Hope, love, joy, peace – these are the themes of Advent. Those four words hold so much meaning and depth. Beautiful, powerful words that in many ways have seemed scarce in our culture lately. Yet I choose to believe hope, love, joy, and peace are not idealistic beliefs that no longer apply. They are truth. We live in a world where God’s hope, love, joy, and peace sustain us today and will ultimately prevail.
It’s been hard to express or share hope in such a divisive and volatile political climate. To be honest, it’s been hard to find hope in our own yearly meeting, where it seems unity is short of impossible. And yet, hope does exist. I think too often my idea of hope is tied up closely with my “wishes.” If I can see a clear path to getting what I want, there is hope. However, I am reminded by history, circumstance, and scripture, that hope exists even in the darkest of nights where there is no way I can envision the future.
Although these days seem to hold so much disagreement, anger, frustration, and hurt – love is still here. Love is as close as a tender one-on-one conversation, where fear is kicked to the curb and we listen with humility to the heart of another. Love lives in the sharing of a new life. Ahhh, that sweet baby smell! Love is alive as we cling to one another in grief. Love renews us through the glimpses of blue sky in a seemingly endless gray Oregon fall/winter/spring. Love is active in prayer, in spending time with God’s word, in sharing how God is at work within and through us. Love is always present. Immanuel.
Joy – this one is always tricky for me, but even more so these days. How to express and live out joy when our news programs, Facebook feeds, and personal interactions these days feel overrun by tragedy and despair? If I share joy, will I be viewed as ignorant or uncaring? If I choose joy, am I running the risk of hurting others for whom joy does not seem to be a current option? In times like these I need to remember how I define joy: deep peace not dependent on circumstance. Sharing joy doesn’t mean glossing over the hard stuff and railroading those in grief with platitudes. Joy comes from believing God. God loves us. God is good all the time.

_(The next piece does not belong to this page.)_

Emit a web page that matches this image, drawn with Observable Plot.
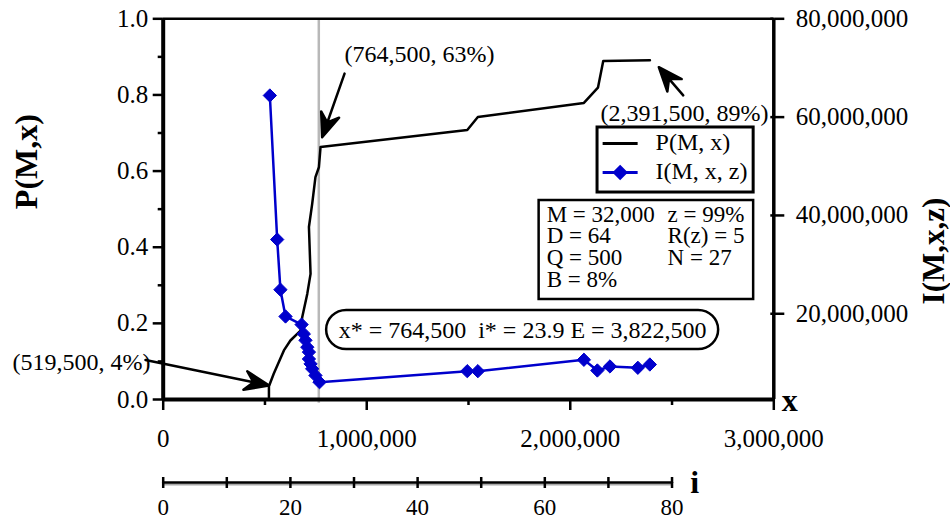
<!DOCTYPE html>
<html><head><meta charset="utf-8">
<script src="https://cdn.jsdelivr.net/npm/d3@7"></script>
<script src="https://cdn.jsdelivr.net/npm/@observablehq/plot@0.6"></script>
<style>
body{margin:0;background:#fff;}
#chart{position:relative;width:950px;height:523px;background:#fff;}
#chart svg{display:block}
#chart svg text{font-family:"Liberation Serif","Times New Roman",serif !important;}
</style></head><body><div id="chart"></div>
<script>
// ---- data: P(M, x) curve (x, probability)
const pX   = [519500, 519500, 543000, 593000, 625000, 675000, 683000, 708000, 724000, 716000, 732000, 748000, 765000, 773000, 1494000, 1546000, 2067000, 2136000, 2162000, 2391500];
const pVal = [0.005,  0.035,  0.0675, 0.129,  0.155,  0.181,  0.216,  0.278,  0.330,  0.453,  0.514,  0.584,  0.610,  0.663,  0.708,   0.742,   0.779,   0.819,   0.889,   0.891];
// ---- data: I(M, x, z) series (x, value)
const iX   = [524000, 560000, 576000, 601000, 680000, 691000, 699000, 708000, 716000, 716000, 724000, 732000, 748000, 768000, 1494000, 1546000, 2067000, 2133000, 2195000, 2332000, 2391000];
const iVal = [64.4e6, 35.1e6, 24.9e6, 19.45e6, 17.8e6, 15.9e6, 14.6e6, 13.2e6, 12.2e6, 10.8e6, 9.8e6, 8.8e6, 7.45e6, 6.08e6, 8.32e6, 8.32e6, 10.64e6, 8.46e6, 9.28e6, 9.01e6, 9.68e6];
// ---- axes
const xMajor = [0, 1000000, 2000000, 3000000];
const xMinor = [500000, 1500000, 2500000];
const yMajor = [0, 0.2, 0.4, 0.6, 0.8, 1.0];
const yMinor = [0.1, 0.3, 0.5, 0.7, 0.9];
const rightTicks = [20000000, 40000000, 60000000, 80000000];
const rightDomain = [2560000, 80000000];
const iTicksMajor = [0, 20, 40, 60, 80];
const iTicksAll = [0, 10, 20, 30, 40, 50, 60, 70, 80];
const iPerX = 80 / 2500000; // i-axis spans x from 0 to 2,500,000
const xStar = 764500;
// ---- annotations (data units)
const annX = [891000, 2149000, -740000];
const annY = [0.906, 0.751, 0.097];
const annText = ["(764,500, 63%)", "(2,391,500, 89%)", "(519,500, 4%)"];
const arrX1 = [891000, 2555000, -87000];
const arrY1 = [0.856, 0.799, 0.104];
const arrX2 = [781000, 2435000, 519000];
const arrY2 = [0.689, 0.873, 0.037];
const summaryText = "x* = 764,500  i* = 23.9 E = 3,822,500";
const summaryBox = {x1: 803000, x2: 2729000, y1: 0.1313, y2: 0.2338, tx: 1766000, ty: 0.181};
const legendBox = {x1: 2134000, x2: 2901000, y1: 0.5437, y2: 0.7145};
const legendNames = ["P(M, x)", "I(M, x, z)"];
const legendLineX = [2159000, 2331000];
const legendY = [0.6724, 0.5963];
const legendTextX = 2419000;
const paramBox = {x1: 1847000, x2: 2901000, y1: 0.2627, y2: 0.5227};
const paramCol1 = ["M = 32,000", "D = 64", "Q = 500", "B = 8%"];
const paramCol2 = ["z = 99%", "R(z) = 5", "N = 27"];
const paramColX = [1884000, 2478000];
const paramRowY = [0.486, 0.4308, 0.373, 0.3152];
const rightTitleY = 0.39;

const FONT = '"Liberation Serif", "Times New Roman", serif';
const BLUE = "#0000cc";
const toP = v => (v - rightDomain[0]) / (rightDomain[1] - rightDomain[0]);
const fromP = p => rightDomain[0] + p * (rightDomain[1] - rightDomain[0]);

const pData = pX.map((x, k) => ({x, p: pVal[k]}));
const iData = iX.map((x, k) => ({x, v: iVal[k], p: toP(iVal[k])}));
const ann = annText.map((t, k) => ({x: annX[k], y: annY[k], t}));
const arrows = arrX1.map((x1, k) => ({x1, y1: arrY1[k], x2: arrX2[k], y2: arrY2[k]}));
const params = [
  ...paramCol1.map((t, k) => ({x: paramColX[0], y: paramRowY[k], t})),
  ...paramCol2.map((t, k) => ({x: paramColX[1], y: paramRowY[k], t}))
];

const main = Plot.plot({
  width: 950, height: 455,
  marginTop: 18.3, marginBottom: 56, marginLeft: 162.7, marginRight: 176.7,
  style: {fontFamily: FONT, background: "white", overflow: "visible", color: "black"},
  x: {domain: [0, 3000000]},
  y: {domain: [0, 1]},
  marks: [
    Plot.ruleX([xStar], {y1: -0.01, y2: 1, stroke: "#b8b8b8", strokeWidth: 2.5}),
    // left axis
    Plot.axisY(yMajor, {anchor: "left", tickSize: 10, tickPadding: 5, fontSize: 25, strokeWidth: 2.5, tickFormat: d3.format(".1f"), label: null}),
    Plot.axisY(yMinor, {anchor: "left", tickSize: 5, strokeWidth: 2.5, tickFormat: () => "", label: null}),
    // right axis
    Plot.axisY(rightTicks.map(toP), {anchor: "right", tickSize: 10, tickPadding: 12, fontSize: 25, strokeWidth: 2.5, tickFormat: p => d3.format(",")(Math.round(fromP(p) / 1e6) * 1e6), label: null}),
    Plot.axisY(rightTicks.map(toP), {anchor: "right", tickSize: -4, strokeWidth: 2.5, tickFormat: () => "", label: null}),
    // bottom axis
    Plot.axisX(xMajor, {anchor: "bottom", tickSize: 11, tickPadding: 19, fontSize: 25, strokeWidth: 2.5, tickFormat: d3.format(","), label: null}),
    Plot.axisX(xMinor, {anchor: "bottom", tickSize: 6, strokeWidth: 2.5, tickFormat: () => "", label: null}),
    // frame lines
    Plot.ruleY([1], {stroke: "black", strokeWidth: 2.5}),
    Plot.ruleX([3000000], {stroke: "black", strokeWidth: 3.5}),
    Plot.ruleX([0], {stroke: "black", strokeWidth: 4}),
    Plot.ruleY([0], {stroke: "black", strokeWidth: 4}),
    // axis titles
    Plot.text(["P(M,x)"], {frameAnchor: "left", dx: -136, rotate: -90, fontSize: 32, fontWeight: "bold"}),
    Plot.text(["I(M,x,z)"], {x: () => 3000000, y: () => rightTitleY, dx: 160, rotate: -90, fontSize: 31, fontWeight: "bold"}),
    Plot.text(["x"], {frameAnchor: "bottom-right", dx: 24, dy: 11, lineAnchor: "bottom", fontSize: 32, fontWeight: "bold"}),
    // data
    Plot.line(pData, {x: "x", y: "p", stroke: "black", strokeWidth: 2.5}),
    Plot.line(iData, {x: "x", y: "p", stroke: BLUE, strokeWidth: 2.5}),
    Plot.dot(iData, {x: "x", y: "p", symbol: "diamond2", r: 6, fill: BLUE, stroke: BLUE, strokeWidth: 1}),
    // annotations
    Plot.arrow(arrows, {x1: "x1", y1: "y1", x2: "x2", y2: "y2", stroke: "black", strokeWidth: 3}),
    Plot.text(ann, {x: "x", y: "y", text: "t", textAnchor: "start", fontSize: 24}),
    Plot.rect([summaryBox], {x1: "x1", x2: "x2", y1: "y1", y2: "y2", rx: 20, fill: "white", stroke: "black", strokeWidth: 2.5}),
    Plot.text([summaryBox], {x: "tx", y: "ty", text: () => summaryText, fontSize: 24}),
    // legend
    Plot.rect([legendBox], {x1: "x1", x2: "x2", y1: "y1", y2: "y2", fill: "white", stroke: "black", strokeWidth: 3}),
    Plot.link([0, 1], {x1: () => legendLineX[0], x2: () => legendLineX[1], y1: k => legendY[k], y2: k => legendY[k], stroke: k => k ? BLUE : "black", strokeWidth: 3}),
    Plot.dot([1], {x: () => (legendLineX[0] + legendLineX[1]) / 2, y: k => legendY[k], symbol: "diamond2", r: 6, fill: BLUE, stroke: BLUE}),
    Plot.text([0, 1], {x: () => legendTextX, y: k => legendY[k], dy: -1, text: k => legendNames[k], textAnchor: "start", fontSize: 24}),
    // parameter box
    Plot.rect([paramBox], {x1: "x1", x2: "x2", y1: "y1", y2: "y2", fill: "white", stroke: "black", strokeWidth: 2.5}),
    Plot.text(params, {x: "x", y: "y", text: "t", textAnchor: "start", fontSize: 23})
  ]
});

// filled, barbed arrowheads built from the arrow mark's own scaled endpoints
main.querySelectorAll('g[aria-label="arrow"] path').forEach(p => {
  const n = (p.getAttribute("d").match(/-?\d*\.?\d+(e[-+]?\d+)?/g) || []).map(Number);
  if (n.length < 4) return;
  const [x1, y1, x2, y2] = n;
  const len = Math.hypot(x2 - x1, y2 - y1);
  const ux = (x2 - x1) / len, uy = (y2 - y1) / len;
  const L = 24, W = 9.5;
  const bx = x2 - ux * L, by = y2 - uy * L;
  const nx = x2 - ux * L * 0.65, ny = y2 - uy * L * 0.65;
  const ax = bx - uy * W, ay = by + ux * W, cx = bx + uy * W, cy = by - ux * W;
  p.setAttribute("d", `M${x1},${y1}L${nx},${ny}M${x2},${y2}L${ax},${ay}L${nx},${ny}L${cx},${cy}Z`);
  p.setAttribute("fill", "black");
  p.setAttribute("stroke-linejoin", "round");
  p.setAttribute("stroke-width", "2.5");
});

const iAxis = Plot.plot({
  width: 950, height: 68,
  marginTop: 27, marginBottom: 41, marginLeft: 162.7, marginRight: 950 - (162.7 + 2500000 * 203.53e-6),
  style: {fontFamily: FONT, background: "white", overflow: "visible", color: "black"},
  x: {domain: [0, 2500000 * iPerX]},
  y: {domain: [0, 1]},
  marks: [
    Plot.ruleY([0], {stroke: "#aaaaaa", strokeWidth: 2, dy: 2}),
    Plot.ruleY([0], {stroke: "black", strokeWidth: 2.5}),
    Plot.axisX(iTicksAll, {anchor: "top", tickSize: 6, strokeWidth: 2.5, tickFormat: () => "", label: null}),
    Plot.axisX(iTicksAll, {anchor: "bottom", tickSize: 6, tickPadding: 10, strokeWidth: 2.5, fontSize: 23, tickFormat: d => iTicksMajor.includes(d) ? String(d) : "", label: null}),
    Plot.text(["i"], {frameAnchor: "right", dx: 27, fontSize: 32, fontWeight: "bold"})
  ]
});

const host = document.getElementById("chart");
host.append(main, iAxis);
</script>
</body></html>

I’ve been saying for more than a year now that I find peace at my home/property on Tangen. But during our Bible study this fall I was challenged to reconsider. Maybe what I’ve been seeking (and finding) out here is tranquility. Although peace and tranquility are often associated with one another, they are not the same. Peace is not an escape from reality. I love being home, but when I leave it, I want peace to come with me. Respite and tranquility are helpful and necessary, but peace goes deeper. Peace in God is not dependent on me being able to be in the barn brushing Sequoia, curled up on the couch with my family, or standing in the pasture at sunset. What I truly desire is freedom in Christ. This season I seek peace that goes beyond the “safe” places and encourages me to trust in God’s most precious Gift wherever I am.
Since December of 1999, NFC has been my church home. You are my family. I desire for each one of you the fullness of God’s hope, love, joy, and peace. May we continue together to seek God’s heart.